Ce roman est un plaidoyer contre l’esclavage. J’ai été très touchée par Nina : son éducation ne lui a pas enseigné que c’était un fléau, mais elle accepte d’ouvrir les yeux, elle s’investit auprès des personnes qui travaillent pour elle, ce qu’elle paie très chèrement. J’ai loué Edward Clayton. C’est un homme d’action. Il risque de perdre tout ce qu’il possède (carrière, richesse, il joue même sa vie) pour lutter contre l’injustice, abolir les privilèges et arrêter l’inhumanité de l’esclavage. Harry m’a touchée par son déchirement qu’il ressent entre ses désirs et son envie de protéger Nina. J’ai été bouleversée par ce qu’il subit de la part de Tom, le fils légitime du Colonel Gordon. Le Vieux Tiff m’a profondément émue. Il est dévoué aux enfants sur qui il a promis de veiller, à la mort de la mère. Il est mon personnage préféré, tant sa douceur, sa générosité, son sens du sacrifice, sa tendresse, etc. sont saisissants d’humanité et d’abnégation.

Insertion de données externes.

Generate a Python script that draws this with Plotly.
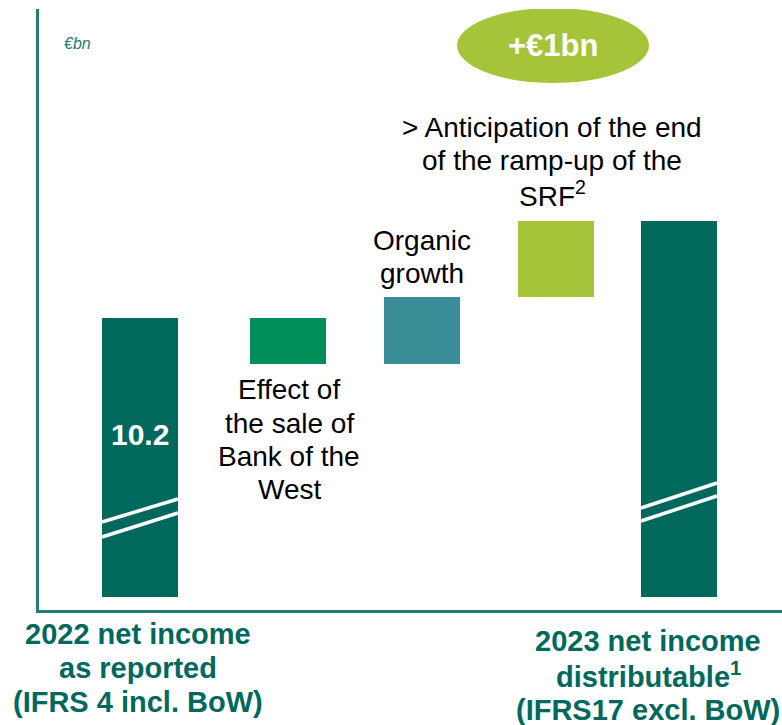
import plotly.graph_objects as go

# ---- data ----
categories = ["2022 net income as reported", "Effect of the sale of Bank of the West",
              "Organic growth", "Anticipation of the end of the ramp-up of the SRF", "2023 net income distributable"]
start_value = 10.2
deltas = [-0.47, 0.69, 0.78]
end_value = round(start_value + sum(deltas), 1)
total_change_label = "+€1bn"
unit_label = "€bn"

# ---- layout constants ----
X_POS = [101, 249, 383, 517, 640]          # bar centres, axis units
BAR_W = 76
Y_RANGE = [7.19, 13.386]
PX_PER_UNIT = 601 / (Y_RANGE[1] - Y_RANGE[0])
BAR_FLOOR = Y_RANGE[0] + 13 / PX_PER_UNIT  # broken-axis bar bottom

DARK = "#00685C"
COLORS = [DARK, "#008F59", "#3A8C96", "#A6C43A", DARK]
AXIS_COL = "#247C73"
FONT = "Arial, 'Liberation Sans', sans-serif"

def py(p):
    """pixel row -> y axis value"""
    return Y_RANGE[1] - (p - 9) / PX_PER_UNIT

def pp(p):
    """pixel row -> paper y"""
    return (610 - p) / 601

# build floating bars from data
bases, heights = [], []
bases.append(BAR_FLOOR); heights.append(start_value - BAR_FLOOR)
level = start_value
for d in deltas:
    lo = min(level, level + d)
    bases.append(lo); heights.append(abs(d))
    level += d
bases.append(BAR_FLOOR); heights.append(end_value - BAR_FLOOR)

fig = go.Figure(go.Bar(
    x=X_POS, y=heights, base=bases, width=BAR_W,
    marker=dict(color=COLORS, line=dict(width=0)),
    hoverinfo="skip", showlegend=False,
))

shapes = []
# axis break marks (white double slashes)
for xc, (a1, b1, a2, b2) in [(X_POS[0], (522, 499, 537, 513)), (X_POS[4], (508, 483, 521, 496))]:
    for l, r in [(a1, b1), (a2, b2)]:
        shapes.append(dict(type="line", xref="x", yref="y",
                           x0=xc - BAR_W / 2, x1=xc + BAR_W / 2, y0=py(l), y1=py(r),
                           line=dict(color="white", width=3.5)))
# ellipse
shapes.append(dict(type="circle", xref="x", yref="y", x0=418, x1=610, y0=py(83), y1=py(8),
                   fillcolor="#A6C43A", line=dict(width=0), layer="above"))

ann = []
def add(text, x, y, size=28, color="black", bold=False, italic=False, xanchor="center"):
    t = f"<b>{text}</b>" if bold else text
    t = f"<i>{t}</i>" if italic else t
    ann.append(dict(text=t, x=x, y=pp(y), xref="x", yref="paper", showarrow=False,
                    xanchor=xanchor, yanchor="middle", align="center",
                    font=dict(family=FONT, size=size, color=color)))

def add_lines(lines, x, ys, **kw):
    for t, y in zip(lines, ys):
        add(t, x, y, **kw)

add(total_change_label, 514, 46, size=31, color="white", bold=True)
add(unit_label, 23, 44, size=16, color=AXIS_COL, italic=True, xanchor="left")
add(f"{start_value:.1f}", X_POS[0], 434, size=30, color="white", bold=True)
add_lines(["Effect of", "the sale of", "Bank of the", "West"], 250, [389, 423, 456, 489])
add_lines(["Organic", "growth"], 383, [240, 273])
add_lines(["&gt; Anticipation of the end", "of the ramp-up of the", "SRF<sup>2</sup>"], 513, [127, 160, 194])
add_lines(["2022 net income", "as reported", "(IFRS 4 incl. BoW)"], 99, [634, 668, 702],
          size=29, color=DARK, bold=True)
add_lines(["2023 net income", "distributable<sup>1</sup>", "(IFRS17 excl. BoW)"], 609, [641, 675, 710],
          size=29, color=DARK, bold=True)

fig.update_layout(
    width=782, height=725,
    margin=dict(l=39, r=0, t=9, b=115),
    plot_bgcolor="white", paper_bgcolor="white",
    xaxis=dict(range=[0, 743], showgrid=False, zeroline=False, showticklabels=False, ticks="",
               showline=True, linecolor=AXIS_COL, linewidth=2.5, fixedrange=True),
    yaxis=dict(range=Y_RANGE, showgrid=False, zeroline=False, showticklabels=False, ticks="",
               showline=True, linecolor=AXIS_COL, linewidth=2.5, fixedrange=True),
    shapes=shapes, annotations=ann,
    bargap=0,
)

fig.write_html("out.html", config={"displayModeBar": False},
               post_script="document.body.style.margin='0';document.body.style.overflow='hidden';")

Autour de ces personnages attachants, fourmillent des êtres détestables. Certains, en raison de leur indifférence à la souffrance de ceux qu’ils considèrent comme des êtres inférieurs. D’autres, en raison de leur violence, de leur perversité et de leurs actes innommables. J’ai été choquée par les tortures qu’ils perpètrent, physiques et psychologiques. Ils citent la Bible et effectuent, en effet son nom, les pires atrocités. Leurs supplices s’arrêtent, souvent, à la mort de leurs victimes. Et la justice leur est favorable. Les lois leur donnent tous les droits. Ils sont inattaquables, le courage de Clayton est d’autant plus admirable. Des passages décrivent leur cruauté et sont appuyés par des extraits de documents officiels, en Appendices. Il s’agit de comptes-rendus judiciaires, d’articles de presse et de lois, etc.

J’ai été très surprise par le dynamisme de l’écriture. Harriet Beecher Stowe interpelle le lecteur et décrit les scènes et les personnages, comme dans une pièce de théâtre. Le récit est très visuel, grâce aux détails qui sont dépeints et l’auteure fait, parfois, preuve d’humour.

Je lis très peu de classiques, cependant j’ai eu un coup de cœur pour Dred ou Le grand marais maudit.

Je remercie sincèrement Mylène des Éditions de l’Archipel pour ce service presse.